AUBURN – The state’s high court has overturned the conviction of a Lewiston man found guilty last year of robbing a variety store clerk at knife point.
The Maine Supreme Judicial Court ruled that Vinson Mangos, 34, should have been able to question the chemist who helped prepare clothing found near the crime scene that was later linked to him through DNA analysis.
A new trial is expected to be scheduled for December, a clerk at Androscoggin County Superior Court said Tuesday.
Mangos was indicted by an Androscoggin County grand jury on a count of robbery and later convicted by a jury. He was sentenced to 18 years with all but eight years suspended, plus six years of probation.
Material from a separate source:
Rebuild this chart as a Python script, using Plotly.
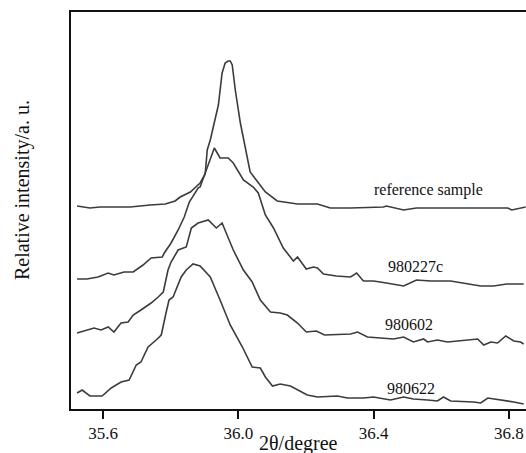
import plotly.graph_objects as go

# 2theta (degree) and relative intensity (a.u.)
ref_x = [35.523, 35.561, 35.591, 35.621, 35.680, 35.739, 35.784, 35.813, 35.828, 35.858,
         35.887, 35.902, 35.908, 35.917, 35.932, 35.941, 35.952, 35.961, 35.970, 35.976,
         35.982, 35.991, 36.006, 36.021, 36.035, 36.053, 36.080, 36.115, 36.175, 36.234,
         36.272, 36.332, 36.429, 36.438, 36.489, 36.527, 36.667, 36.797, 36.809, 36.850]
ref_y = [203, 201, 202, 202, 202, 204, 205, 208, 212, 217,
         226, 235, 259, 269, 292, 304, 336, 346, 348, 348,
         344, 319, 286, 259, 237, 229, 217, 208, 205, 205,
         201, 201, 202, 203, 199, 201, 201, 201, 199, 202]

s227_x = [35.523, 35.552, 35.585, 35.615, 35.632, 35.662, 35.689, 35.718, 35.742, 35.775,
          35.781, 35.801, 35.822, 35.840, 35.855, 35.881, 35.887, 35.908, 35.929, 35.946,
          35.970, 35.985, 36.015, 36.044, 36.059, 36.080, 36.104, 36.133, 36.163, 36.175,
          36.201, 36.222, 36.234, 36.252, 36.290, 36.332, 36.350, 36.370, 36.400, 36.438,
          36.489, 36.527, 36.569, 36.628, 36.667, 36.717, 36.755, 36.794, 36.844]
s227_y = [130, 130, 132, 136, 134, 137, 137, 144, 151, 152,
          156, 166, 179, 192, 207, 221, 222, 242, 261, 251,
          251, 246, 229, 222, 216, 194, 181, 161, 148, 152,
          140, 142, 141, 135, 133, 132, 136, 128, 128, 126,
          123, 129, 128, 128, 126, 123, 123, 125, 125]

s602_x = [35.523, 35.549, 35.573, 35.594, 35.615, 35.632, 35.653, 35.674, 35.689, 35.712,
          35.742, 35.763, 35.778, 35.792, 35.801, 35.822, 35.846, 35.861, 35.881, 35.911,
          35.935, 35.952, 35.961, 35.985, 36.015, 36.041, 36.065, 36.095, 36.124, 36.145,
          36.175, 36.201, 36.231, 36.255, 36.332, 36.353, 36.382, 36.421, 36.459, 36.489,
          36.518, 36.548, 36.560, 36.589, 36.619, 36.708, 36.726, 36.747, 36.767, 36.791,
          36.815, 36.835, 36.844]
s602_y = [76, 79, 81, 79, 82, 77, 86, 87, 94, 99,
          106, 112, 117, 139, 147, 159, 162, 181, 186, 189,
          181, 186, 179, 159, 139, 127, 109, 97, 96, 94,
          86, 77, 78, 74, 75, 77, 72, 71, 70, 72,
          67, 70, 67, 69, 67, 70, 64, 67, 66, 73,
          68, 67, 65]

s622_x = [35.523, 35.538, 35.561, 35.597, 35.624, 35.653, 35.677, 35.698, 35.712, 35.733,
          35.757, 35.772, 35.786, 35.795, 35.807, 35.831, 35.846, 35.866, 35.887, 35.917,
          35.946, 35.976, 36.012, 36.041, 36.065, 36.080, 36.101, 36.124, 36.154, 36.204,
          36.234, 36.293, 36.323, 36.370, 36.400, 36.450, 36.489, 36.518, 36.560, 36.589,
          36.607, 36.628, 36.696, 36.717, 36.738, 36.785, 36.815, 36.844]
s622_y = [16, 19, 13, 13, 21, 27, 29, 44, 47, 62,
          69, 74, 96, 109, 112, 132, 139, 145, 143, 132,
          109, 84, 62, 42, 41, 32, 23, 25, 23, 14,
          12, 13, 11, 11, 12, 9, 12, 10, 9, 8,
          12, 8, 7, 6, 11, 9, 7, 5]

names = ["reference sample", "980227c", "980602", "980622"]
label_x = [36.563, 36.524, 36.506, 36.511]
label_y = [219, 143, 85, 21]

serif = "Liberation Serif"

fig = go.Figure()
for xs, ys, nm in [(ref_x, ref_y, names[0]), (s227_x, s227_y, names[1]),
                   (s602_x, s602_y, names[2]), (s622_x, s622_y, names[3])]:
    fig.add_trace(go.Scatter(x=xs, y=ys, mode="lines", name=nm,
                             line=dict(color="#3c3c3c", width=1.6)))

for nm, lx, ly in zip(names, label_x, label_y):
    fig.add_annotation(x=lx, y=ly, text=nm, showarrow=False,
                       font=dict(family=serif, size=16, color="#111"))

# axis titles
fig.add_annotation(x=0.5, y=-0.087, xref="paper", yref="paper", text="2θ/degree",
                   showarrow=False, yanchor="middle",
                   font=dict(family=serif, size=20, color="#111"))
fig.add_annotation(x=-0.105, y=0.552, xref="paper", yref="paper",
                   text="Relative intensity/a. u.", textangle=-90, showarrow=False,
                   xanchor="center", yanchor="middle",
                   font=dict(family=serif, size=20, color="#111"))

fig.update_xaxes(range=[35.505, 36.851], tickvals=[35.6, 36.0, 36.4, 36.8],
                 ticktext=["35.6", "36.0", "36.4", "36.8"],
                 ticks="outside", ticklen=8, tickwidth=1.5, tickcolor="#111",
                 showline=True, linecolor="#111", linewidth=2, mirror=True,
                 showgrid=False, zeroline=False,
                 tickfont=dict(family=serif, size=17, color="#111"))
fig.update_yaxes(range=[0, 397], showticklabels=False, ticks="",
                 showline=True, linecolor="#111", linewidth=2, mirror=False,
                 showgrid=False, zeroline=False)

fig.update_layout(width=526, height=453, showlegend=False,
                  margin=dict(l=71, r=0, t=12, b=44),
                  plot_bgcolor="white", paper_bgcolor="white")

# drop the default 8px page margin so the figure fills the window exactly
fig.write_html("out.html", config={"displayModeBar": False},
               post_script="document.body.style.margin='0';")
A judge allowed DNA evidence to be introduced at Mangos’ trial purporting to link him to the robbery without requiring prosecutors to establish “sufficient foundation.” The judge also didn’t give Mangos the opportunity to cross-examine a chemist from the Maine Crime Laboratory who created three swabs from discarded clothing police collected near the crime scene, the court wrote. The chemist didn’t appear at the trial. The swabs were analyzed by a different crime lab worker who did testify at the trial. A supervisor testified about how the swabs were created and referred to a report prepared by the missing chemist.
“It was totally a chain of evidence thing,” Assistant District Attorney Craig Turner said. He said the state expects to retry Mangos and will seek to have the now-former crime lab worker appear at his trial next time to testify about her role in preparing the swabs from the clothing for analysis.
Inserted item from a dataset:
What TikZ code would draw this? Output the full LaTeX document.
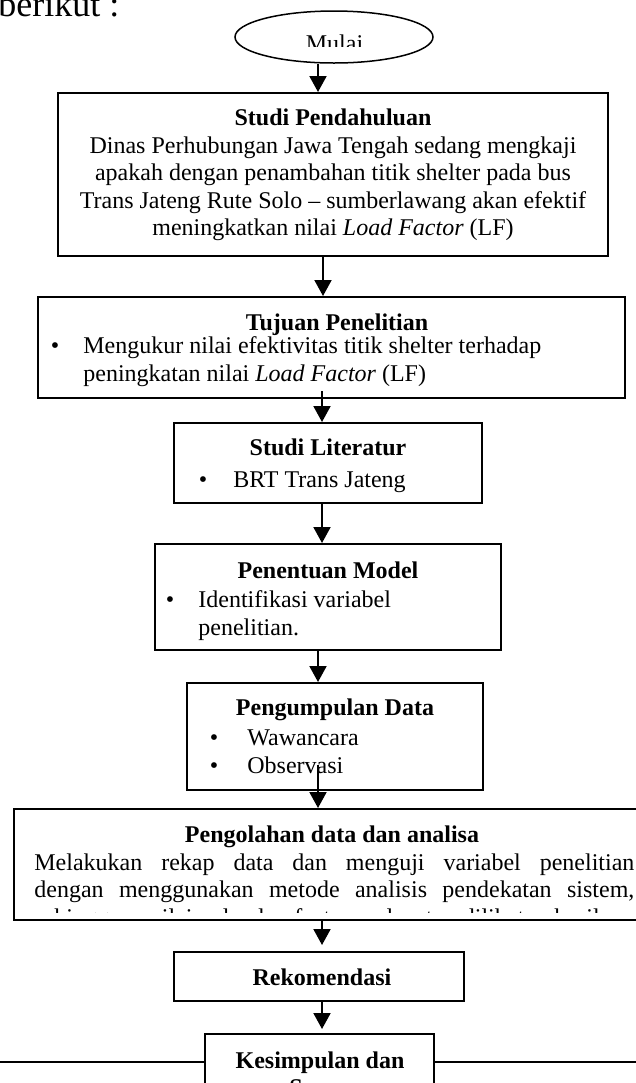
\documentclass[tikz,border=0pt]{standalone}
\usepackage{fontspec}
\setmainfont{Liberation Serif}
\usetikzlibrary{shapes.geometric}
\usetikzlibrary{arrows.meta}

\begin{document}
\begin{tikzpicture}[x=0.5pt,y=-0.5pt,
  box/.style={draw,line width=1pt,rectangle,inner sep=0pt},
  arr/.style={line width=1pt,-{Triangle[length=8pt,width=8.5pt]}},
  txt/.style={inner sep=0pt,anchor=base,font=\fontsize{12}{13.8}\selectfont},
  ttl/.style={txt,font=\fontsize{12}{13.8}\selectfont\bfseries}]

\useasboundingbox (0,0) rectangle (636,1083);
\clip (0,0) rectangle (636,1083);

\node[txt,font=\fontsize{18}{21}\selectfont,anchor=base west] (intro) at (-2,16) {berikut :};

% start
\node[draw,line width=0.75pt,ellipse,minimum width=99pt,minimum height=26pt,inner sep=0pt] (ell) at (334,37) {};
\begin{scope}
\clip (235,0) rectangle (433,46);
\node[txt] (mulai) at (334.5,51) {Mulai};
\end{scope}

% boxes
\node[box,minimum width=275pt,minimum height=81.5pt] (s1) at (333,174.5) {};
\node[ttl] (s1t) at (333,125) {Studi Pendahuluan};
\node[txt] (s1a) at (333,153) {Dinas Perhubungan Jawa Tengah sedang mengkaji};
\node[txt] (s1b) at (333,180) {apakah dengan penambahan titik shelter pada bus};
\node[txt] (s1c) at (333,208) {Trans Jateng Rute Solo -- sumberlawang akan efektif};
\node[txt] (s1d) at (333,235) {meningkatkan nilai \textit{Load Factor} (LF)};

\node[box,minimum width=293.5pt,minimum height=50.5pt] (s2) at (331.5,347.5) {};
\node[ttl] (s2t) at (337,330) {Tujuan Penelitian};
\node[txt] (s2d) at (55,353) {\textbullet};
\node[txt,anchor=base west] (s2a) at (83,353) {Mengukur nilai efektivitas titik shelter terhadap};
\node[txt,anchor=base west] (s2b) at (83,381) {peningkatan nilai \textit{Load Factor} (LF)};

\node[box,minimum width=154pt,minimum height=40pt] (s3) at (328,463) {};
\node[ttl] (s3t) at (328,455) {Studi Literatur};
\node[txt] (s3d) at (203,487) {\textbullet};
\node[txt,anchor=base west] (s3a) at (233,487) {BRT Trans Jateng};

\node[box,minimum width=173pt,minimum height=53pt] (s4) at (328,597) {};
\node[ttl] (s4t) at (328,578) {Penentuan Model};
\node[txt] (s4d) at (170,607) {\textbullet};
\node[txt,anchor=base west] (s4a) at (198,607) {Identifikasi variabel};
\node[txt,anchor=base west] (s4b) at (198,635) {penelitian.};

\node[box,minimum width=148pt,minimum height=53.5pt] (s5) at (335,736.5) {};
\node[ttl] (s5t) at (335,715) {Pengumpulan Data};
\node[txt] (s5d) at (214,745) {\textbullet};
\node[txt,anchor=base west] (s5a) at (247,745) {Wawancara};
\node[txt] (s5e) at (214,773) {\textbullet};
\node[txt,anchor=base west] (s5b) at (247,773) {Observasi};

\node[box,minimum width=318pt,minimum height=55.5pt] (s6) at (332,864.5) {};
\node[ttl] (s6t) at (332,842) {Pengolahan data dan analisa};
\node[txt,anchor=base west] (s6a) at (34,870) {\makebox[300pt][s]{Melakukan rekap data dan menguji variabel penelitian}};
\node[txt,anchor=base west] (s6b) at (34,897) {\makebox[300pt][s]{dengan menggunakan metode analisis pendekatan sistem,}};
\begin{scope}
\clip (16,880) rectangle (636,912);
\node[txt,anchor=base west] (s6c) at (34,925) {\makebox[300pt][s]{sehingga nilai load factor dapat dilihat hasilnya}};
\end{scope}

\node[box,minimum width=145pt,minimum height=24.5pt] (s7) at (319,976.5) {};
\node[ttl] (s7t) at (322,985) {Rekomendasi};

\node[box,minimum width=114.5pt,minimum height=43pt] (s8) at (319.5,1077) {};
\node[ttl] (s8t) at (320,1068) {Kesimpulan dan};
\node[ttl] (s8b) at (320,1095) {Saran};

% line across page
\coordinate (hl) at (0,1062);
\draw[line width=0.75pt] (hl) -- (hl -| s8.west);
\draw[line width=0.75pt] (hl -| s8.east) -- (636,1062);

% arrows
\draw[arr] ([xshift=-8pt]ell.south) -- ([xshift=-8pt]ell.south |- s1.north);
\draw[arr] ([xshift=-5pt]s1.south) -- ([xshift=-5pt]s1.south |- s2.north);
\coordinate (a3) at (322,391);
\draw[arr] (a3) -- (a3 |- s3.north);
\draw[arr] ([xshift=-3pt]s3.south) -- ([xshift=-3pt]s3.south |- s4.north);
\draw[arr] ([xshift=-5pt]s4.south) -- ([xshift=-5pt]s4.south |- s5.north);
\coordinate (a6) at (318,765);
\draw[arr] (a6) -- (a6 |- s6.north);
\draw[arr,shorten >=3pt] ([xshift=-5pt]s6.south) -- ([xshift=-5pt]s6.south |- s7.north);
\draw[arr,shorten >=2pt] ([xshift=1.5pt]s7.south) -- ([xshift=1.5pt]s7.south |- s8.north);

\end{tikzpicture}
\end{document}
A bandanna and T-shirt apparently worn by the robber were found at the scene and turned over by police to the crime lab where at least three workers were involved in processing that evidence.
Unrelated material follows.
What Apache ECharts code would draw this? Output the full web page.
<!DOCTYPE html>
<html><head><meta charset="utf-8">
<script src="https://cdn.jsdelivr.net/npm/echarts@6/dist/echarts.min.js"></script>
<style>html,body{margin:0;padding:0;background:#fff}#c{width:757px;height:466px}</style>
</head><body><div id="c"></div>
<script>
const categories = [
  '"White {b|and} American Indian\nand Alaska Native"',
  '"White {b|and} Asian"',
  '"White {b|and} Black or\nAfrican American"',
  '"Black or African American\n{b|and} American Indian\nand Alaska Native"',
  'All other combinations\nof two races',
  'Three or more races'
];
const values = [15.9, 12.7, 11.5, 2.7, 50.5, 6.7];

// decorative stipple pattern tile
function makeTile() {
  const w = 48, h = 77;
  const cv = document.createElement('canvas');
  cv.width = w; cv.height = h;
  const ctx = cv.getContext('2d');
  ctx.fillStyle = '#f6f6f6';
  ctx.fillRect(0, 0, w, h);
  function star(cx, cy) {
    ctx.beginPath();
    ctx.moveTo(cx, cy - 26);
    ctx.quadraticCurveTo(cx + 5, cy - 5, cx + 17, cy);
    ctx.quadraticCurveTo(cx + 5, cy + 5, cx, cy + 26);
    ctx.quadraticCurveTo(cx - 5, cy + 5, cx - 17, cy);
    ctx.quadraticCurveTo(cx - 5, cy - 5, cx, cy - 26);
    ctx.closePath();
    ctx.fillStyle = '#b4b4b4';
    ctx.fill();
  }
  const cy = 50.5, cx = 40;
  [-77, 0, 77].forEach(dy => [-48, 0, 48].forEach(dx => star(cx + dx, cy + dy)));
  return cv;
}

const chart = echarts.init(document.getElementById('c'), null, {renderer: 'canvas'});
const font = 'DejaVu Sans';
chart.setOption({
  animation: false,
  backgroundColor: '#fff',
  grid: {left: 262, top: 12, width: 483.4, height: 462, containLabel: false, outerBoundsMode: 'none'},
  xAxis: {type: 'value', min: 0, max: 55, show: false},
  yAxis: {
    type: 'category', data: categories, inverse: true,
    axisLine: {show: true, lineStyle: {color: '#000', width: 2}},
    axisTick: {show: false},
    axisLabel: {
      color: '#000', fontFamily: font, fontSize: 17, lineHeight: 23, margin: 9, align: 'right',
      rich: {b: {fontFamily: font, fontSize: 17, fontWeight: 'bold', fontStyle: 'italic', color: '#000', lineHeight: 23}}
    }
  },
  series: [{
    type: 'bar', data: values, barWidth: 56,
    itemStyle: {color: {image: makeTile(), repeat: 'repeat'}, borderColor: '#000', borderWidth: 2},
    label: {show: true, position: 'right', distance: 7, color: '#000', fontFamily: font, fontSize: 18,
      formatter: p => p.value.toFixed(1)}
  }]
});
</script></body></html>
During the trial, Robert Ruffner, attorney for Mangos, repeatedly objected to testimony regarding the DNA evidence, the high court’s ruling said. In his appeal, Mangos argued the state didn’t demonstrate clearly at trial that the swabs linked to him were taken from clothing found at the scene, because one of the people who handled that evidence didn’t take the witness stand. The defense would have questioned that worker, Nancy Keune, to determine whether she followed proper scientific methods during her preparation of the evidence for later DNA testing by Erin Miragliuolo, a forensic DNA analyst, the appeal said.
“The only way … that the court could conclude that the DNA evidence presented at trial came from the clothing found near the scene of the robbery, and thus was relevant, was for the court to infer that Keune properly created the DNA swabs by taking them from those articles of clothing. Such a substantial factual gap between the receipt by Keune of the clothing and the testing by Miragliuolo reflects more than a minor break in the chain of custody,” the court’s ruling said.
Moreover, no one witnessed Keune remove the DNA material from the clothing found near the crime scene that would have established a foundation for the admission of the DNA evidence, the court’s ruling said.
Mangos argued and the high court agreed that his Sixth Amendment rights were violated because the state didn’t make Keune available for questioning about the protocols she followed.
Writing for the Maine Supreme Judicial Court, Justice Clifford concluded that he and his colleagues couldn’t conclude “to a high probability” that the admission of the DNA evidence at Mangos’ trial didn’t affect the jury’s verdict.
Ruffner said Tuesday that the court “made the right decision under the facts and the law.” His court-appointed client had seen the high court’s ruling, Ruffner said.